While the ultimate impact of Kokesh on SEC enforcement as a whole – and FCPA enforcement specifically – remains to be seen, we have no choice but to respond by redoubling our efforts to bring cases as quickly as possible.

Kokesh: The Bad Guys Want Their Money Back

It turns out that the need to bring FCPA cases on a more timely basis isn’t the only potential fallout from the Kokesh decision. In addition to barring claims for disgorgement beyond the limitations period, this King & Spalding memo points out that Kokesh raises the broader issue of whether the SEC has authority to seek disgorgement at all:

As it considers the impact of Kokesh, we expect that the SEC staff will be less aggressive in its disgorgement demands and more open to arguments limiting how disgorgement is calculated. At the same time, defendants and respondents who litigate will undoubtedly follow up on the Supreme Court’s apparent invitation, in a footnote, to challenge whether disgorgement is available at all as an SEC remedy in enforcement actions.

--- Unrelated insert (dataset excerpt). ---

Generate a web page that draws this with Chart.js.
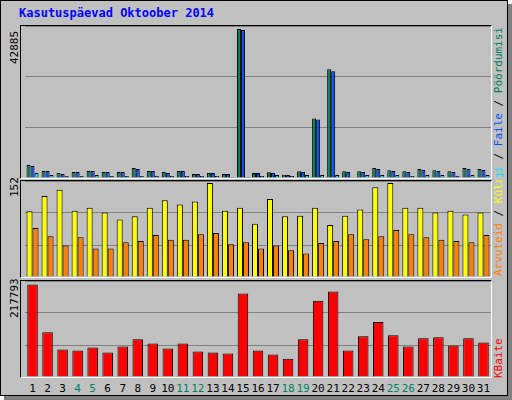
<!DOCTYPE html>
<html lang="et">
<head>
<meta charset="UTF-8">
<title>Kasutuspäevad Oktoober 2014</title>
<script src="https://cdn.jsdelivr.net/npm/chart.js"></script>
<style>
  body { margin: 0; background: #fff; font-family: "DejaVu Sans Mono", monospace; }
  #frame { position: absolute; left: 0; top: 0; width: 506px; height: 394px; background: #c0c0c0;
           border: 1px solid #000; box-shadow: 4px 4px 0 #808080; }
  #title { position: absolute; left: 19px; top: 6px; color: #0000ff; font-weight: bold; font-size: 12px; }
  .panel { position: absolute; left: 20px; width: 470px; border: 1px solid #000; border-color: #000 #fff #fff #000; }
  .panel canvas { display: block; }
  .vlab { position: absolute; white-space: pre; font-size: 11px; transform-origin: 0 0; transform: rotate(-90deg); }
  .endtop { display: flex; justify-content: flex-end; overflow: hidden; }
  .day { position: absolute; top: 382px; font-size: 11px; transform: translateX(-50%); }
</style>
</head>
<body>
<div id="frame"></div>
<div id="title">Kasutuspäevad Oktoober 2014</div>

<div class="panel" style="top:25px;height:152px"><canvas id="c1"></canvas></div>
<div class="panel" style="top:180px;height:96px"><canvas id="c2"></canvas></div>
<div class="panel" style="top:280px;height:96px"><canvas id="c3"></canvas></div>

<div class="vlab" style="left:8px;top:64px">42885</div>
<div class="vlab" style="left:8px;top:197px">152</div>
<div class="vlab" style="left:8px;top:318px">217793</div>

<div class="vlab endtop" style="left:492px;top:177px;width:150px"><span style="flex:none"><span style="color:#00e0ff">Lehekülgi</span> / <span style="color:#0050ff">Faile</span> / <span style="color:#008060">Pöördumisi</span></span></div>
<div class="vlab" style="left:492px;top:276px;width:96px;overflow:hidden"><span style="color:#ff8000">Arvuteid</span> / <span style="color:#ffff00">Külastusi</span></div>
<div class="vlab" style="left:492px;top:378px;color:#ff0000">KBaite</div>

<div id="days"></div>

<script>
const days = ['1','2','3','4','5','6','7','8','9','10','11','12','13','14','15','16','17','18','19','20','21','22','23','24','25','26','27','28','29','30','31'];
const weekend = ['4','5','11','12','18','19','25','26'];

// top panel
const hits  = [3770,2030,1450,1740,2030,1740,1740,2900,2030,1740,2030,1160,1450,1160,42885,1450,1650,960,1940,17110,31320,1940,1940,2900,2230,1940,2610,2230,1940,2900,2610];
const files = [3480,2030,1160,1740,2030,1740,1740,2610,2030,1450,2030,1160,1450,1160,42600,1450,1450,870,1740,16820,30740,1740,1740,2610,2030,1740,2320,2030,1740,2610,2320];
const pages = [1450,870,580,580,870,580,580,580,580,580,580,580,580,290,290,580,870,580,870,870,870,100,870,870,870,580,870,870,580,870,870];

// middle panel
const visits  = [106,131,141,107,112,104,93,98,112,124,117,122,152,107,112,86,126,98,99,112,84,99,109,145,152,112,112,104,107,101,104];
const uniques = [79,66,51,64,46,46,56,58,68,60,60,69,71,53,56,46,51,43,38,55,58,69,61,66,76,69,64,60,58,56,68];

// bottom panel
const kbytes = [210100,101600,62300,60000,67000,55400,69300,85400,76200,64600,76200,57700,55400,53100,189300,60000,50800,41600,85400,173200,193900,60000,92400,124700,94700,69300,87700,90000,71600,87700,78500];

function panel(id, max, sets, catPct) {
  return new Chart(document.getElementById(id), {
    type: 'bar',
    data: {
      labels: days,
      datasets: sets.map(s => ({
        data: s.data, backgroundColor: s.color, borderColor: '#000', borderWidth: 1,
        barPercentage: 1, categoryPercentage: catPct
      }))
    },
    options: {
      responsive: true, maintainAspectRatio: false, animation: false,
      layout: { padding: { left: 4, right: 0, top: 0, bottom: 0 } },
      plugins: { legend: { display: false }, tooltip: { enabled: false } },
      scales: {
        x: { display: false },
        y: { min: 0, max: max, ticks: { display: false, stepSize: max / 3 },
             grid: { color: '#808080', lineWidth: 1, drawTicks: false }, border: { display: false } }
      }
    }
  });
}

panel('c1', 42885 * 1.02, [
  { data: hits, color: '#008060' },
  { data: files, color: '#0050ff' },
  { data: pages, color: '#00e0ff' }
], 0.8);
panel('c2', 152 * 1.02, [
  { data: visits, color: '#ffff00' },
  { data: uniques, color: '#ff8000' }
], 0.8);
const c3 = panel('c3', 217793, [
  { data: kbytes, color: '#ff0000' }
], 0.7);

const box = document.getElementById('days');
days.forEach((d, i) => {
  const el = document.createElement('div');
  el.className = 'day';
  el.textContent = d;
  el.style.left = (21 + c3.scales.x.getPixelForValue(i)) + 'px';
  el.style.color = weekend.includes(d) ? '#008060' : '#000';
  box.appendChild(el);
});
</script>
</body>
</html>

Now, this Bloomberg article says that the Supreme Court’s invitation to litigate that issue has been accepted. You know all of those guys that the SEC sought disgorgement from? Well, they want a refund:

Anyway some lawyers read the Kokesh opinion in that particular way and brought this class-action lawsuit against the SEC a couple of weeks ago. Delightfully the class of victims/plaintiffs in the lawsuit is securities fraudsters: Specifically, it’s “all persons or entities from whom the SEC has collected, during the period from October 26, 2011 to the present, purported ‘disgorgement,'” with some fairly minor-seeming exceptions. The alleged damages are “approximately but not less than $14.9 billion over the last six years.”